**INSTRUCTIONS FOR THE TASK**
Copy from the first line below down to and including the line with "const xTitle = 'Risk Ratio (log scale)';". Skip the pictures.

**DATA EXCERPT**
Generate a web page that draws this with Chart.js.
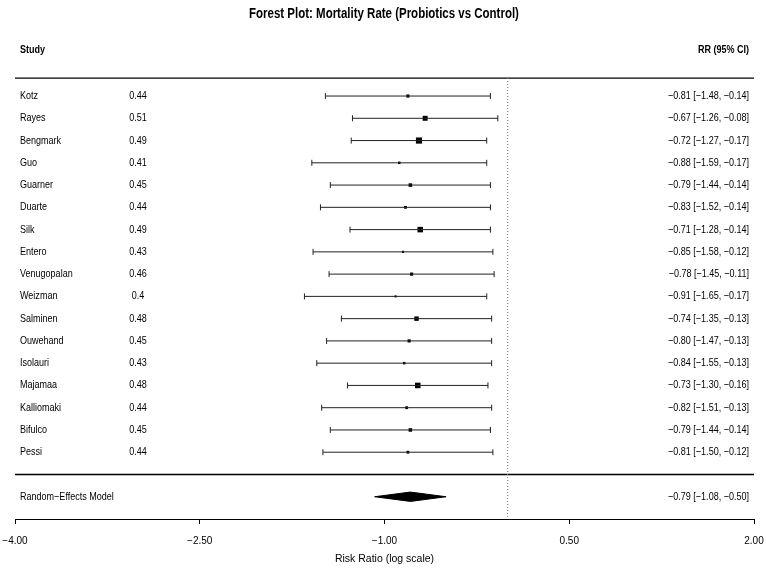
<!DOCTYPE html>
<html>
<head>
<meta charset="utf-8">
<script src="https://cdn.jsdelivr.net/npm/chart.js@4.4.1/dist/chart.umd.min.js"></script>
<style>
  html, body { margin: 0; padding: 0; background: #ffffff; }
  #wrap { width: 767px; height: 569px; position: relative; }
</style>
</head>
<body>
<div id="wrap"><canvas id="c" width="767" height="569"></canvas></div>
<script>
// ---- data ----
const studies = ['Kotz','Rayes','Bengmark','Guo','Guarner','Duarte','Silk','Entero','Venugopalan','Weizman','Salminen','Ouwehand','Isolauri','Majamaa','Kalliomaki','Bifulco','Pessi'];
const rrValues = [0.44,0.51,0.49,0.41,0.45,0.44,0.49,0.43,0.46,0.4,0.48,0.45,0.43,0.48,0.44,0.45,0.44];
const estimates = [-0.81,-0.67,-0.72,-0.88,-0.79,-0.83,-0.71,-0.85,-0.78,-0.91,-0.74,-0.80,-0.84,-0.73,-0.82,-0.79,-0.81];
const lowerCI = [-1.48,-1.26,-1.27,-1.59,-1.44,-1.52,-1.28,-1.58,-1.45,-1.65,-1.35,-1.47,-1.55,-1.30,-1.51,-1.44,-1.50];
const upperCI = [-0.14,-0.08,-0.17,-0.17,-0.14,-0.14,-0.14,-0.12,-0.11,-0.17,-0.13,-0.13,-0.13,-0.16,-0.13,-0.14,-0.12];
const summaryLabel = 'Random\u2212Effects Model';
const summaryEst = -0.79;
const summaryLower = -1.08;
const summaryUpper = -0.50;
const xTicks = [-4.00, -2.50, -1.00, 0.50, 2.00];
const refValue = 0;
const titleText = 'Forest Plot: Mortality Rate (Probiotics vs Control)';
const headerLeft = 'Study';
const headerRight = 'RR (95% CI)';
const xTitle = 'Risk Ratio (log scale)';

// ---- layout constants (styles) ----
const FONT = "'Liberation Sans Narrow', 'Arial Narrow', 'Liberation Sans', Arial, sans-serif";
const NARROW = 0.82;
const Y_MIN = -0.81, Y_MAX = 19.0;
const SEP_TOP = -0.80, SEP_BOTTOM = 17;
const SUMMARY_ROW = studies.length + 1;
const DIAMOND_HALF = 0.21;
const fmt = v => v.toFixed(2).replace('-', '\u2212');

// square sizes by inverse-variance weight (metafor-like rescaling)
const weights = lowerCI.map((l, i) => { const se = (upperCI[i] - l) / 3.92; return 1 / (se * se); });
const wMin = Math.min(...weights), wMax = Math.max(...weights);
const squareRadius = weights.map(w => (0.5 + (w - wMin) / (wMax - wMin)) * 2.9);

Chart.defaults.font.family = FONT;
Chart.defaults.color = '#000';

const datasets = [];
datasets.push({
  type: 'line', data: [{x: refValue, y: Y_MIN}, {x: refValue, y: Y_MAX}],
  borderColor: '#777', borderWidth: 1, borderDash: [1, 2], pointRadius: 0, showLine: true, clip: false
});
[SEP_TOP, SEP_BOTTOM].forEach(r => datasets.push({
  type: 'line', data: [{x: xTicks[0], y: r}, {x: xTicks[xTicks.length - 1], y: r}],
  borderColor: '#000', borderWidth: 1.3, pointRadius: 0, showLine: true, clip: false
}));
studies.forEach((s, i) => datasets.push({
  type: 'line', data: [{x: lowerCI[i], y: i}, {x: upperCI[i], y: i}],
  borderColor: '#222', borderWidth: 1, showLine: true,
  pointStyle: 'line', pointRotation: 90, pointRadius: 3, pointBorderColor: '#222', pointBorderWidth: 1
}));
datasets.push({
  type: 'scatter', data: estimates.map((e, i) => ({x: e, y: i})),
  pointStyle: 'rect', pointRadius: squareRadius, backgroundColor: '#000', borderWidth: 0
});
datasets.push({
  type: 'line', showLine: true,
  data: [
    {x: summaryLower, y: SUMMARY_ROW},
    {x: summaryEst, y: SUMMARY_ROW - DIAMOND_HALF},
    {x: summaryUpper, y: SUMMARY_ROW},
    {x: summaryEst, y: SUMMARY_ROW + DIAMOND_HALF},
    {x: summaryLower, y: SUMMARY_ROW}
  ],
  borderColor: '#000', borderWidth: 1, backgroundColor: '#000', fill: 'shape', pointRadius: 0, tension: 0
});

function narrowText(ctx, text, x, y, align) {
  ctx.save();
  ctx.translate(x, y);
  ctx.scale(NARROW, 1);
  ctx.textAlign = align;
  ctx.fillText(text, 0, 0);
  ctx.restore();
}

const textPlugin = {
  id: 'forestText',
  afterDraw(chart) {
    const ctx = chart.ctx, y = chart.scales.y;
    ctx.save();
    ctx.fillStyle = '#000';
    ctx.textBaseline = 'middle';
    ctx.font = 'bold 14px ' + FONT;
    narrowText(ctx, titleText, 384, 14, 'center');
    ctx.font = 'bold 11px ' + FONT;
    narrowText(ctx, headerLeft, 20, 50, 'left');
    narrowText(ctx, headerRight, 749, 50, 'right');
    ctx.font = '11px ' + FONT;
    studies.forEach((s, i) => {
      const py = y.getPixelForValue(i);
      narrowText(ctx, s, 20, py, 'left');
      narrowText(ctx, String(rrValues[i]), 138, py, 'center');
      narrowText(ctx, fmt(estimates[i]) + ' [' + fmt(lowerCI[i]) + ', ' + fmt(upperCI[i]) + ']', 749, py, 'right');
    });
    const ps = y.getPixelForValue(SUMMARY_ROW);
    narrowText(ctx, summaryLabel, 20, ps, 'left');
    narrowText(ctx, fmt(summaryEst) + ' [' + fmt(summaryLower) + ', ' + fmt(summaryUpper) + ']', 749, ps, 'right');
    ctx.restore();
  }
};

new Chart(document.getElementById('c'), {
  type: 'scatter',
  data: { datasets },
  plugins: [textPlugin],
  options: {
    responsive: false,
    animation: false,
    events: [],
    layout: { padding: { left: 15, right: 13, top: 78, bottom: 0 } },
    plugins: {
      legend: { display: false },
      tooltip: { enabled: false },
      title: { display: false }
    },
    scales: {
      x: {
        type: 'linear', min: xTicks[0], max: xTicks[xTicks.length - 1],
        afterBuildTicks: s => { s.ticks = xTicks.map(v => ({value: v})); },
        afterFit: s => { s.height = 50; s.paddingLeft = 0; s.paddingRight = 0; },
        ticks: { callback: v => fmt(v), font: { size: 10 }, color: '#000', padding: 11, maxRotation: 0, autoSkip: false },
        grid: { display: true, drawOnChartArea: false, drawTicks: true, tickLength: 5, color: '#000', tickWidth: 1 },
        border: { display: true, color: '#000', width: 1 },
        title: { display: true, text: xTitle, font: { size: 10.5 }, color: '#000', padding: { top: 0, bottom: 3.5 } }
      },
      y: {
        type: 'linear', reverse: true, min: Y_MIN, max: Y_MAX, display: false
      }
    }
  }
});
</script>
</body>
</html>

**EXERCISE OUTPUT**
Generate a web page that draws this with Chart.js.
<!DOCTYPE html>
<html>
<head>
<meta charset="utf-8">
<script src="https://cdn.jsdelivr.net/npm/chart.js@4.4.1/dist/chart.umd.min.js"></script>
<style>
  html, body { margin: 0; padding: 0; background: #ffffff; }
  #wrap { width: 767px; height: 569px; position: relative; }
</style>
</head>
<body>
<div id="wrap"><canvas id="c" width="767" height="569"></canvas></div>
<script>
// ---- data ----
const studies = ['Kotz','Rayes','Bengmark','Guo','Guarner','Duarte','Silk','Entero','Venugopalan','Weizman','Salminen','Ouwehand','Isolauri','Majamaa','Kalliomaki','Bifulco','Pessi'];
const rrValues = [0.44,0.51,0.49,0.41,0.45,0.44,0.49,0.43,0.46,0.4,0.48,0.45,0.43,0.48,0.44,0.45,0.44];
const estimates = [-0.81,-0.67,-0.72,-0.88,-0.79,-0.83,-0.71,-0.85,-0.78,-0.91,-0.74,-0.80,-0.84,-0.73,-0.82,-0.79,-0.81];
const lowerCI = [-1.48,-1.26,-1.27,-1.59,-1.44,-1.52,-1.28,-1.58,-1.45,-1.65,-1.35,-1.47,-1.55,-1.30,-1.51,-1.44,-1.50];
const upperCI = [-0.14,-0.08,-0.17,-0.17,-0.14,-0.14,-0.14,-0.12,-0.11,-0.17,-0.13,-0.13,-0.13,-0.16,-0.13,-0.14,-0.12];
const summaryLabel = 'Random\u2212Effects Model';
const summaryEst = -0.79;
const summaryLower = -1.08;
const summaryUpper = -0.50;
const xTicks = [-4.00, -2.50, -1.00, 0.50, 2.00];
const refValue = 0;
const titleText = 'Forest Plot: Mortality Rate (Probiotics vs Control)';
const headerLeft = 'Study';
const headerRight = 'RR (95% CI)';
const xTitle = 'Risk Ratio (log scale)';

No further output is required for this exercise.